═══ Information supplied ═══

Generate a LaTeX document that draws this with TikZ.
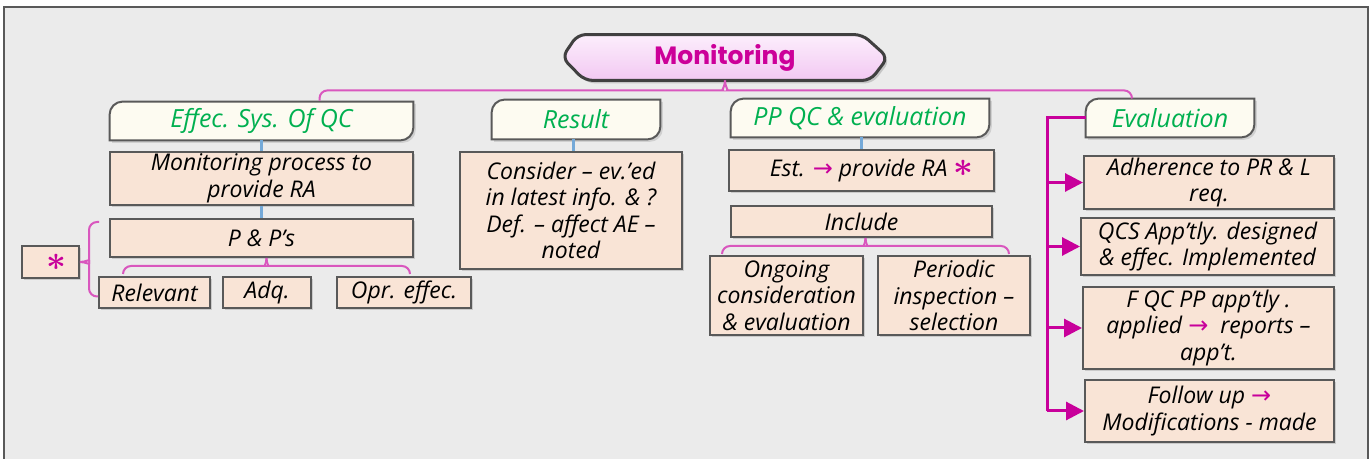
\documentclass[tikz,border=0pt]{standalone}
\usepackage{fontspec}
\setmainfont{Open Sans}
\newfontfamily\titlefont{Poppins}
\newfontfamily\symfont{DejaVu Sans}
\usetikzlibrary{shadows,arrows.meta,calc,backgrounds}
\definecolor{bgc}{HTML}{EBEBEB}
\definecolor{peach}{HTML}{F9E4D6}
\definecolor{cream}{HTML}{FDFBF1}
\definecolor{edge}{HTML}{595959}
\definecolor{grn}{HTML}{00B050}
\definecolor{mag}{HTML}{C8009B}
\definecolor{brc}{HTML}{D957BE}
\definecolor{blu}{HTML}{74A9D8}
\definecolor{ttl}{HTML}{CC0099}
\definecolor{pinkA}{HTML}{FCEEFC}
\definecolor{pinkB}{HTML}{F2C8F2}
\newcommand\bodyfont{\fontsize{11.5}{13.25}\selectfont\itshape}
\newcommand\hdrfont{\fontsize{12.5}{14}\selectfont\itshape}
\newcommand\arr{\textcolor{mag}{\symfont\fontsize{12}{13}\selectfont →}}
\newcommand\bigast[1]{\textcolor{mag}{\fontsize{#1}{#1}\selectfont\boldmath$\ast$}}
\newcommand\tabshape[1]{%
  \draw[tabline] (#1.south west) -- ([yshift=-6.5pt]#1.north west)
    arc[start angle=180,end angle=90,radius=6.5pt] -- (#1.north east)
    -- ([yshift=6.5pt]#1.south east)
    arc[start angle=0,end angle=-90,radius=6.5pt] -- cycle;}
\begin{document}
\begin{tikzpicture}[x=0.5pt,y=-0.5pt,
  wh/.style 2 args={minimum width=#1*0.5pt, minimum height=#2*0.5pt},
  box/.style={rectangle, draw=edge, line width=1pt, fill=peach, inner sep=0pt,
    align=center, font=\bodyfont,
    drop shadow={shadow xshift=1.2pt, shadow yshift=-1.2pt, opacity=0.3}},
  hdr/.style={rectangle, inner sep=0pt, align=center, font=\hdrfont, text=grn},
  tabline/.style={draw=edge, line width=1pt, fill=cream,
    drop shadow={shadow xshift=1.2pt, shadow yshift=-1.2pt, opacity=0.25}},
  ttlnode/.style={rectangle, inner sep=0pt, font=\titlefont\bfseries\fontsize{12.5}{15}\selectfont, text=ttl},
  ttlshape/.style={draw=black!75, line width=1.5pt, top color=pinkA, bottom color=pinkB,
    rounded corners=4pt, drop shadow={shadow xshift=1.2pt, shadow yshift=-1.5pt, opacity=0.35}},
  brace/.style={draw=brc, line width=1pt, rounded corners=4pt},
  bline/.style={draw=blu, line width=1.5pt},
  evl/.style={draw=mag, line width=1.5pt},
  evarrow/.style={draw=mag, fill=mag, line width=1.5pt, -{Triangle[length=9pt,width=9pt]}},
  frm/.style={draw=black!65, line width=1pt}
]
\useasboundingbox (0,0) rectangle (1370,459);
\begin{scope}[on background layer]
  \fill[white] (0,0) rectangle (1370,459);
  \fill[bgc] (4,7) rectangle (1368,459);
  \draw[frm] (4,459) -- (4,7) -- (1368,7) -- (1368,459);
\end{scope}

% title
\node[ttlnode, wh={325}{45}] (title) at (725,57.5) {Monitoring};

% headers
\node[hdr, wh={303}{38}] (h1) at (261.5,121) {Effec. Sys. Of QC};
\node[hdr, wh={168}{39}] (h2) at (576,119.5) {Result};
\node[hdr, wh={258}{38}] (h3) at (860,118) {PP QC \& evaluation};
\node[hdr, wh={168}{38}] (h4) at (1170,118) {Evaluation};

\begin{scope}[on background layer]
  \draw[ttlshape] (title.west) -- ([xshift=7.75pt]title.north west)
    -- ([xshift=-12.75pt]title.north east) -- (title.east)
    -- ([xshift=-8.75pt]title.south east) -- ([xshift=11.25pt]title.south west) -- cycle;
  \tabshape{h1}
  \tabshape{h2}
  \tabshape{h3}
  \tabshape{h4}
\end{scope}

% column 1
\node[box, wh={303}{53}] (mp) at (261.5,178.5) {Monitoring process to\\provide RA};
\node[box, wh={303}{38}] (pp) at (261.5,238) {P \& P’s};
\node[box, wh={111}{31}] (rel) at (154.5,292.5) {Relevant};
\node[box, wh={88}{31}] (adq) at (267,292.5) {Adq.};
\node[box, wh={134}{31}] (opr) at (404,292.5) {Opr. effec.};
\node[box, wh={57}{32}] (star) at (50.5,262) {\hspace{6pt}\bigast{18}};

% column 2
\node[box, wh={222}{117}] (res) at (571,210.5)
  {Consider – ev.’ed\\in latest info. \& ?\\Def. – affect AE –\\noted};

% column 3
\node[box, wh={265}{41}] (est) at (861.5,170.5) {\hspace{10pt}Est. \arr\ provide RA \bigast{17}};
\node[box, wh={261}{31}] (inc) at (861.5,221.5) {Include};
\node[box, wh={153}{79}] (ong) at (786.5,295.5) {Ongoing\\consideration\\\& evaluation};
\node[box, wh={152}{79}] (per) at (954,295.5) {Periodic\\inspection –\\selection};

% column 4
\node[box, wh={250}{53}] (e1) at (1209,182.5) {Adherence to PR \& L\\req.};
\node[box, wh={253}{57}] (e2) at (1207.5,246.5) {QCS App’tly. designed\\\& effec. Implemented};
\node[box, wh={251}{82}] (e3) at (1208.5,328) {F QC PP app’tly .\\applied \arr\ \ reports –\\app’t.};
\node[box, wh={249}{62}] (e4) at (1209.5,411) {Follow up \arr\\Modifications - made};

% braces
\draw[brace] (title.south) .. controls +(0,7) and +(6,0) .. ++(-10,10) -| ([xshift=29pt,yshift=0.5pt]h1.north);
\draw[brace] (title.south) .. controls +(0,7) and +(-6,0) .. ++(10,10) -| ([xshift=-19pt,yshift=0.5pt]h4.north);

\draw[brace] ([xshift=2.5pt]pp.south) .. controls +(0,6) and +(6,0) .. ++(-9,8) -| ([xshift=-15.75pt,yshift=1pt]rel.north);
\draw[brace] ([xshift=2.5pt]pp.south) .. controls +(0,6) and +(-6,0) .. ++(9,8) -| ([xshift=3pt,yshift=1pt]opr.north);

\draw[brace] ([xshift=2pt]inc.south) .. controls +(0,6) and +(6,0) .. ++(-9,8) -| ([xshift=-32.25pt,yshift=0.5pt]ong.north);
\draw[brace] ([xshift=2pt]inc.south) .. controls +(0,6) and +(-6,0) .. ++(9,8) -| ([xshift=27.5pt,yshift=0.5pt]per.north);

\draw[brace] (star.east) .. controls +(6,0) and +(0,6) .. ++(9,-9) |- ([shift={(-5pt,8pt)}]pp.west);
\draw[brace] (star.east) .. controls +(6,0) and +(0,-6) .. ++(9,9) |- ([yshift=-2pt]rel.west);

% blue connectors
\draw[bline] (h1.south) -- (mp.north);
\draw[bline] (mp.south) -- (pp.north);
\draw[bline] ([xshift=-1.5pt]h2.south) -- ([xshift=-1.5pt]h2.south |- res.north);
\draw[bline] ([xshift=0.5pt]h3.south) -- ([xshift=0.5pt]h3.south |- est.north);

% evaluation tree
\coordinate (trk) at ([xshift=-18.5pt]e4.west);
\draw[evl] (h4.west) -| (trk);
\draw[evarrow] (trk) -- (e4.west);
\draw[evarrow] (e1.west -| trk) -- (e1.west);
\draw[evarrow] (e2.west -| trk) -- (e2.west);
\draw[evarrow] (e3.west -| trk) -- (e3.west);
\end{tikzpicture}
\end{document}
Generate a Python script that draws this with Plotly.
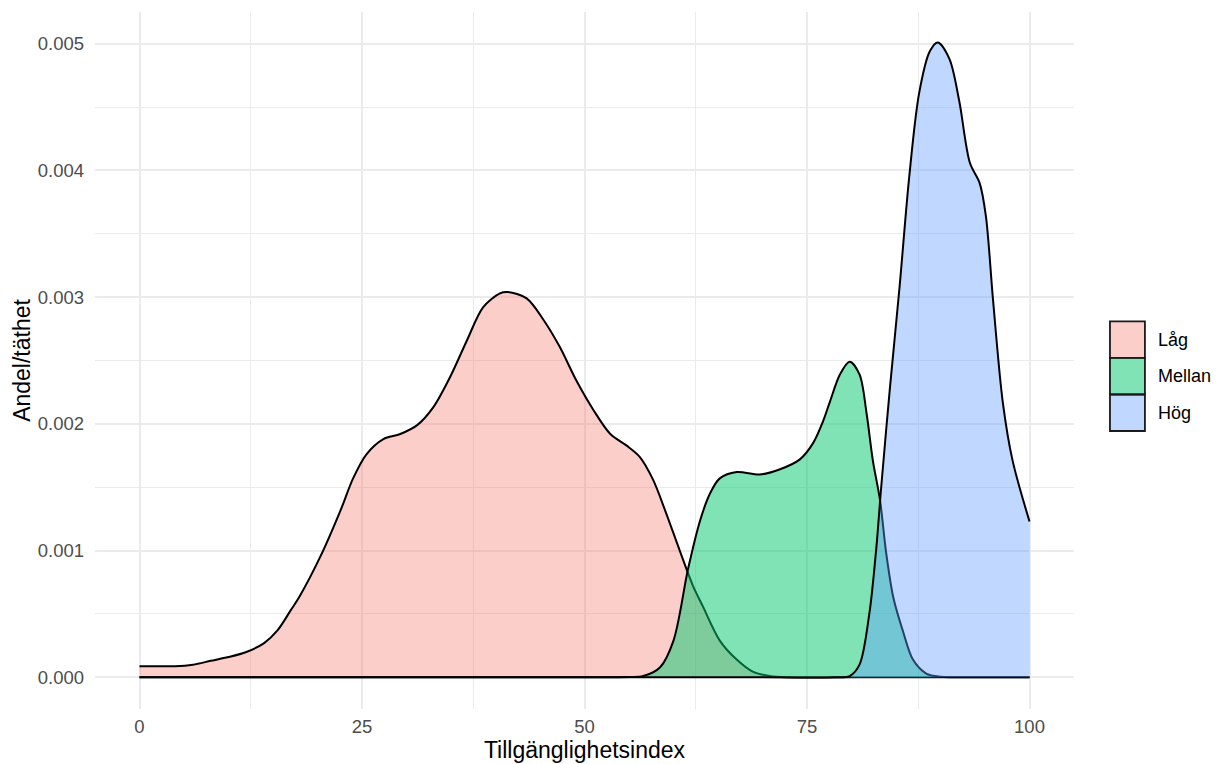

═══

= Direction =
Only a number is expected here: the count of lines in the listing that hold the string "with".

= Response below =
2